• Objective:
Repeat every entry word for word, skipping the pictures.

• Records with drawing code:
START

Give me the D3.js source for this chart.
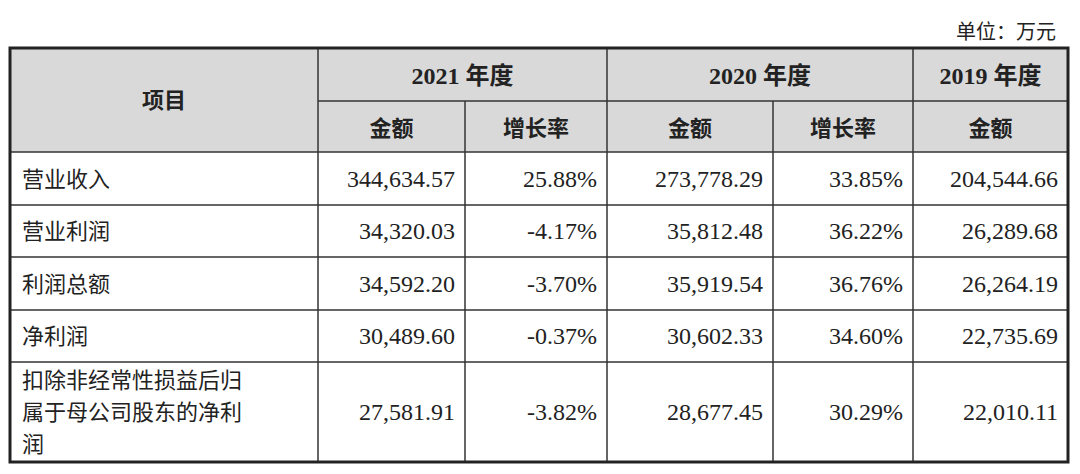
<!DOCTYPE html>
<html><head><meta charset="utf-8">
<script src="https://cdn.jsdelivr.net/npm/d3@7"></script>
<style>body{margin:0;background:#fff}</style>
</head><body><main></main>
<script>
// table content
const items = ['营业收入', '营业利润', '利润总额', '净利润', '扣除非经常性损益后归|属于母公司股东的净利|润'];
const amount2021 = ['344,634.57', '34,320.03', '34,592.20', '30,489.60', '27,581.91'];
const growth2021 = ['25.88%', '-4.17%', '-3.70%', '-0.37%', '-3.82%'];
const amount2020 = ['273,778.29', '35,812.48', '35,919.54', '30,602.33', '28,677.45'];
const growth2020 = ['33.85%', '36.22%', '36.76%', '34.60%', '30.29%'];
const amount2019 = ['204,544.66', '26,289.68', '26,264.19', '22,735.69', '22,010.11'];
const yearHeaders = ['2021 年度', '2020 年度', '2019 年度'];
const subHeaders = ['金额', '增长率', '金额', '增长率', '金额'];

const width = 1080, height = 474;
const colEdges = [10, 318, 465, 607, 773, 913, 1068];
const rowEdges = [48, 101, 152, 205, 257, 310, 362, 462];
const font = '"Liberation Serif", "Noto Sans CJK SC", serif';
const cjk = '"Noto Sans CJK SC", sans-serif';

const svg = d3.select('main').append('svg')
  .attr('width', width).attr('height', height);

// unit label
svg.append('text').text('单位：万元')
  .attr('x', 1056).attr('y', 39).attr('text-anchor', 'end')
  .attr('font-family', cjk).attr('font-size', 20).attr('fill', '#222');

// header background
svg.append('rect')
  .attr('x', colEdges[0]).attr('y', rowEdges[0])
  .attr('width', colEdges[6] - colEdges[0]).attr('height', rowEdges[2] - rowEdges[0])
  .attr('fill', '#d9d9d9');

const line = (x1, y1, x2, y2, w = 1.5) => svg.append('line')
  .attr('x1', x1).attr('y1', y1).attr('x2', x2).attr('y2', y2)
  .attr('stroke', '#333').attr('stroke-width', w);

// horizontal lines
rowEdges.slice(1, -1).forEach((y, i) => {
  line(i === 0 ? colEdges[1] : colEdges[0], y, colEdges[6], y);
});
// vertical lines
line(colEdges[1], rowEdges[0], colEdges[1], rowEdges[7]);
line(colEdges[2], rowEdges[1], colEdges[2], rowEdges[7]);
line(colEdges[3], rowEdges[0], colEdges[3], rowEdges[7]);
line(colEdges[4], rowEdges[1], colEdges[4], rowEdges[7]);
line(colEdges[5], rowEdges[0], colEdges[5], rowEdges[7]);

// outer border
svg.append('rect')
  .attr('x', colEdges[0]).attr('y', rowEdges[0])
  .attr('width', colEdges[6] - colEdges[0]).attr('height', rowEdges[7] - rowEdges[0])
  .attr('fill', 'none').attr('stroke', '#222').attr('stroke-width', 3);

const txt = (s, x, y, anchor, opts = {}) => svg.append('text').text(s)
  .attr('x', x).attr('y', y).attr('text-anchor', anchor)
  .attr('font-family', opts.family || font).attr('font-size', opts.size || 24)
  .attr('font-weight', opts.bold ? 'bold' : 'normal').attr('fill', '#222');

// headers
txt('项目', (colEdges[0] + colEdges[1]) / 2, 108, 'middle', { bold: true, family: cjk, size: 22 });
const yearSpans = [[1, 3], [3, 5], [5, 6]];
yearHeaders.forEach((h, i) => {
  const [a, b] = yearSpans[i];
  txt(h, (colEdges[a] + colEdges[b]) / 2, 84, 'middle', { bold: true });
});
subHeaders.forEach((h, i) => {
  txt(h, (colEdges[i + 1] + colEdges[i + 2]) / 2, 136, 'middle', { bold: true, family: cjk, size: 22 });
});

// body rows
const columns = [amount2021, growth2021, amount2020, growth2020, amount2019];
items.forEach((item, r) => {
  const y0 = rowEdges[r + 2], y1 = rowEdges[r + 3];
  const mid = (y0 + y1) / 2 + 8;
  const parts = item.split('|');
  parts.forEach((p, k) => {
    txt(p, 22, mid + (k - (parts.length - 1) / 2) * 32, 'start', { family: cjk, size: 22 });
  });
  columns.forEach((col, c) => {
    txt(col[r], colEdges[c + 2] - 10, mid, 'end');
  });
});
</script>
</body></html>
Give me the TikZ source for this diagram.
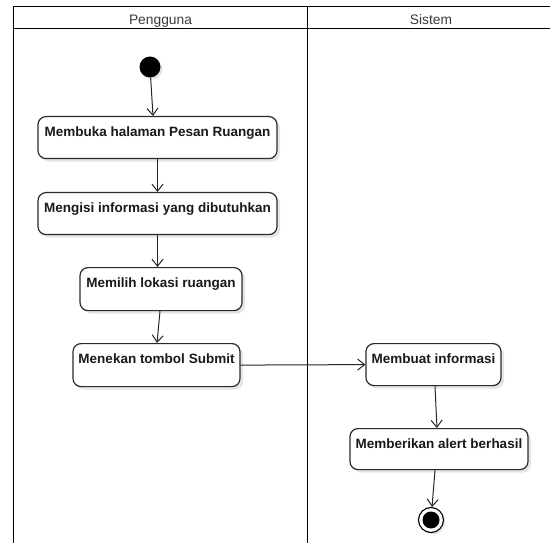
\documentclass[tikz,border=0pt]{standalone}
\usepackage{fontspec}
\setmainfont{Liberation Sans}
\usetikzlibrary{arrows.meta,shadows}
\definecolor{edge}{HTML}{2A2A2A}
\definecolor{label}{HTML}{3A3A3A}
\begin{document}
\begin{tikzpicture}[x=1pt,y=-1pt,
  lane/.style={draw=black,line width=1.8pt},
  lanetitle/.style={font=\fontsize{13.8}{16}\selectfont,text=label,anchor=base,inner sep=0pt},
  act/.style={draw=edge,line width=1.2pt,rounded corners=8pt,fill=white,
    inner sep=0pt,text height=19.5pt,anchor=north,
    font=\fontsize{13.5}{16}\selectfont\bfseries,text=black!90,
    drop shadow={shadow xshift=3pt,shadow yshift=-3pt,fill=black,opacity=0.10}},
  flow/.style={draw=black!85,line width=1pt,-{Straight Barb[length=7pt,width=11pt]}},
  initial/.style={circle,fill=black,minimum size=21pt,inner sep=0pt,
    drop shadow={shadow xshift=2pt,shadow yshift=-2pt,fill=black,opacity=0.10}},
  final/.style={circle,draw=black,line width=1.1pt,fill=white,minimum size=25pt,inner sep=0pt,
    drop shadow={shadow xshift=2pt,shadow yshift=-2pt,fill=black,opacity=0.10}},
]
\useasboundingbox (0,0) rectangle (550,543);
\clip (0,0) rectangle (550,543);

% swimlanes
\draw[lane] (13.5,560) -- (13.5,6.5) -- (570,6.5);
\draw[lane] (13.5,28.5) -- (570,28.5);
\draw[lane] (307.5,6.5) -- (307.5,560);
\node[lanetitle] (userlane) at (160.5,24.5) {Pengguna};
\node[lanetitle] (syslane) at (431,24.5) {Sistem};

% actions
\node[initial] (start) at (150,67) {};
\node[act,minimum width=239pt,text depth=22.5pt] (n1) at (157.5,116) {Membuka halaman Pesan Ruangan};
\node[act,minimum width=239pt,text depth=22.5pt] (n2) at (157.5,192) {Mengisi informasi yang dibutuhkan};
\node[act,minimum width=162pt,text depth=23.5pt] (n3) at (161,267) {Memilih lokasi ruangan};
\node[act,minimum width=167pt,text depth=23.5pt] (n4) at (156.5,343) {Menekan tombol Submit};
\node[act,minimum width=135pt,text depth=22.5pt] (n5) at (433.5,343) {Membuat informasi};
\node[act,minimum width=178pt,text depth=21.5pt] (n6) at (439,428) {Memberikan alert berhasil};
\node[final] (end) at (431,520) {};
\fill (end.center) circle (8.5pt);

% control flow
\draw[flow] (start) -- ([xshift=-4.5pt]n1.north);
\draw[flow] (n1.south) -- (n2.north);
\draw[flow] (n2.south) -- (n3.north -| n2.south);
\draw[flow] ([xshift=-1pt]n3.south) -- ([xshift=0.5pt]n4.north);
\draw[flow] (n4.east) -- (n5.west);
\draw[flow] ([xshift=1.5pt]n5.south) -- ([xshift=-2pt]n6.north);
\draw[flow] ([xshift=-4pt]n6.south) -- (end);
\end{tikzpicture}
\end{document}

END

• Answer for the task:
Give me the D3.js source for this chart.
<!DOCTYPE html>
<html><head><meta charset="utf-8">
<script src="https://cdn.jsdelivr.net/npm/d3@7"></script>
<style>body{margin:0;background:#fff}</style>
</head><body><main></main>
<script>
// table content
const items = ['营业收入', '营业利润', '利润总额', '净利润', '扣除非经常性损益后归|属于母公司股东的净利|润'];
const amount2021 = ['344,634.57', '34,320.03', '34,592.20', '30,489.60', '27,581.91'];
const growth2021 = ['25.88%', '-4.17%', '-3.70%', '-0.37%', '-3.82%'];
const amount2020 = ['273,778.29', '35,812.48', '35,919.54', '30,602.33', '28,677.45'];
const growth2020 = ['33.85%', '36.22%', '36.76%', '34.60%', '30.29%'];
const amount2019 = ['204,544.66', '26,289.68', '26,264.19', '22,735.69', '22,010.11'];
const yearHeaders = ['2021 年度', '2020 年度', '2019 年度'];
const subHeaders = ['金额', '增长率', '金额', '增长率', '金额'];

const width = 1080, height = 474;
const colEdges = [10, 318, 465, 607, 773, 913, 1068];
const rowEdges = [48, 101, 152, 205, 257, 310, 362, 462];
const font = '"Liberation Serif", "Noto Sans CJK SC", serif';
const cjk = '"Noto Sans CJK SC", sans-serif';

const svg = d3.select('main').append('svg')
  .attr('width', width).attr('height', height);

// unit label
svg.append('text').text('单位：万元')
  .attr('x', 1056).attr('y', 39).attr('text-anchor', 'end')
  .attr('font-family', cjk).attr('font-size', 20).attr('fill', '#222');

// header background
svg.append('rect')
  .attr('x', colEdges[0]).attr('y', rowEdges[0])
  .attr('width', colEdges[6] - colEdges[0]).attr('height', rowEdges[2] - rowEdges[0])
  .attr('fill', '#d9d9d9');

const line = (x1, y1, x2, y2, w = 1.5) => svg.append('line')
  .attr('x1', x1).attr('y1', y1).attr('x2', x2).attr('y2', y2)
  .attr('stroke', '#333').attr('stroke-width', w);

// horizontal lines
rowEdges.slice(1, -1).forEach((y, i) => {
  line(i === 0 ? colEdges[1] : colEdges[0], y, colEdges[6], y);
});
// vertical lines
line(colEdges[1], rowEdges[0], colEdges[1], rowEdges[7]);
line(colEdges[2], rowEdges[1], colEdges[2], rowEdges[7]);
line(colEdges[3], rowEdges[0], colEdges[3], rowEdges[7]);
line(colEdges[4], rowEdges[1], colEdges[4], rowEdges[7]);
line(colEdges[5], rowEdges[0], colEdges[5], rowEdges[7]);

// outer border
svg.append('rect')
  .attr('x', colEdges[0]).attr('y', rowEdges[0])
  .attr('width', colEdges[6] - colEdges[0]).attr('height', rowEdges[7] - rowEdges[0])
  .attr('fill', 'none').attr('stroke', '#222').attr('stroke-width', 3);

const txt = (s, x, y, anchor, opts = {}) => svg.append('text').text(s)
  .attr('x', x).attr('y', y).attr('text-anchor', anchor)
  .attr('font-family', opts.family || font).attr('font-size', opts.size || 24)
  .attr('font-weight', opts.bold ? 'bold' : 'normal').attr('fill', '#222');

// headers
txt('项目', (colEdges[0] + colEdges[1]) / 2, 108, 'middle', { bold: true, family: cjk, size: 22 });
const yearSpans = [[1, 3], [3, 5], [5, 6]];
yearHeaders.forEach((h, i) => {
  const [a, b] = yearSpans[i];
  txt(h, (colEdges[a] + colEdges[b]) / 2, 84, 'middle', { bold: true });
});
subHeaders.forEach((h, i) => {
  txt(h, (colEdges[i + 1] + colEdges[i + 2]) / 2, 136, 'middle', { bold: true, family: cjk, size: 22 });
});

// body rows
const columns = [amount2021, growth2021, amount2020, growth2020, amount2019];
items.forEach((item, r) => {
  const y0 = rowEdges[r + 2], y1 = rowEdges[r + 3];
  const mid = (y0 + y1) / 2 + 8;
  const parts = item.split('|');
  parts.forEach((p, k) => {
    txt(p, 22, mid + (k - (parts.length - 1) / 2) * 32, 'start', { family: cjk, size: 22 });
  });
  columns.forEach((col, c) => {
    txt(col[r], colEdges[c + 2] - 10, mid, 'end');
  });
});
</script>
</body></html>
Give me the TikZ source for this diagram.
\documentclass[tikz,border=0pt]{standalone}
\usepackage{fontspec}
\setmainfont{Liberation Sans}
\usetikzlibrary{arrows.meta,shadows}
\definecolor{edge}{HTML}{2A2A2A}
\definecolor{label}{HTML}{3A3A3A}
\begin{document}
\begin{tikzpicture}[x=1pt,y=-1pt,
  lane/.style={draw=black,line width=1.8pt},
  lanetitle/.style={font=\fontsize{13.8}{16}\selectfont,text=label,anchor=base,inner sep=0pt},
  act/.style={draw=edge,line width=1.2pt,rounded corners=8pt,fill=white,
    inner sep=0pt,text height=19.5pt,anchor=north,
    font=\fontsize{13.5}{16}\selectfont\bfseries,text=black!90,
    drop shadow={shadow xshift=3pt,shadow yshift=-3pt,fill=black,opacity=0.10}},
  flow/.style={draw=black!85,line width=1pt,-{Straight Barb[length=7pt,width=11pt]}},
  initial/.style={circle,fill=black,minimum size=21pt,inner sep=0pt,
    drop shadow={shadow xshift=2pt,shadow yshift=-2pt,fill=black,opacity=0.10}},
  final/.style={circle,draw=black,line width=1.1pt,fill=white,minimum size=25pt,inner sep=0pt,
    drop shadow={shadow xshift=2pt,shadow yshift=-2pt,fill=black,opacity=0.10}},
]
\useasboundingbox (0,0) rectangle (550,543);
\clip (0,0) rectangle (550,543);

% swimlanes
\draw[lane] (13.5,560) -- (13.5,6.5) -- (570,6.5);
\draw[lane] (13.5,28.5) -- (570,28.5);
\draw[lane] (307.5,6.5) -- (307.5,560);
\node[lanetitle] (userlane) at (160.5,24.5) {Pengguna};
\node[lanetitle] (syslane) at (431,24.5) {Sistem};

% actions
\node[initial] (start) at (150,67) {};
\node[act,minimum width=239pt,text depth=22.5pt] (n1) at (157.5,116) {Membuka halaman Pesan Ruangan};
\node[act,minimum width=239pt,text depth=22.5pt] (n2) at (157.5,192) {Mengisi informasi yang dibutuhkan};
\node[act,minimum width=162pt,text depth=23.5pt] (n3) at (161,267) {Memilih lokasi ruangan};
\node[act,minimum width=167pt,text depth=23.5pt] (n4) at (156.5,343) {Menekan tombol Submit};
\node[act,minimum width=135pt,text depth=22.5pt] (n5) at (433.5,343) {Membuat informasi};
\node[act,minimum width=178pt,text depth=21.5pt] (n6) at (439,428) {Memberikan alert berhasil};
\node[final] (end) at (431,520) {};
\fill (end.center) circle (8.5pt);

% control flow
\draw[flow] (start) -- ([xshift=-4.5pt]n1.north);
\draw[flow] (n1.south) -- (n2.north);
\draw[flow] (n2.south) -- (n3.north -| n2.south);
\draw[flow] ([xshift=-1pt]n3.south) -- ([xshift=0.5pt]n4.north);
\draw[flow] (n4.east) -- (n5.west);
\draw[flow] ([xshift=1.5pt]n5.south) -- ([xshift=-2pt]n6.north);
\draw[flow] ([xshift=-4pt]n6.south) -- (end);
\end{tikzpicture}
\end{document}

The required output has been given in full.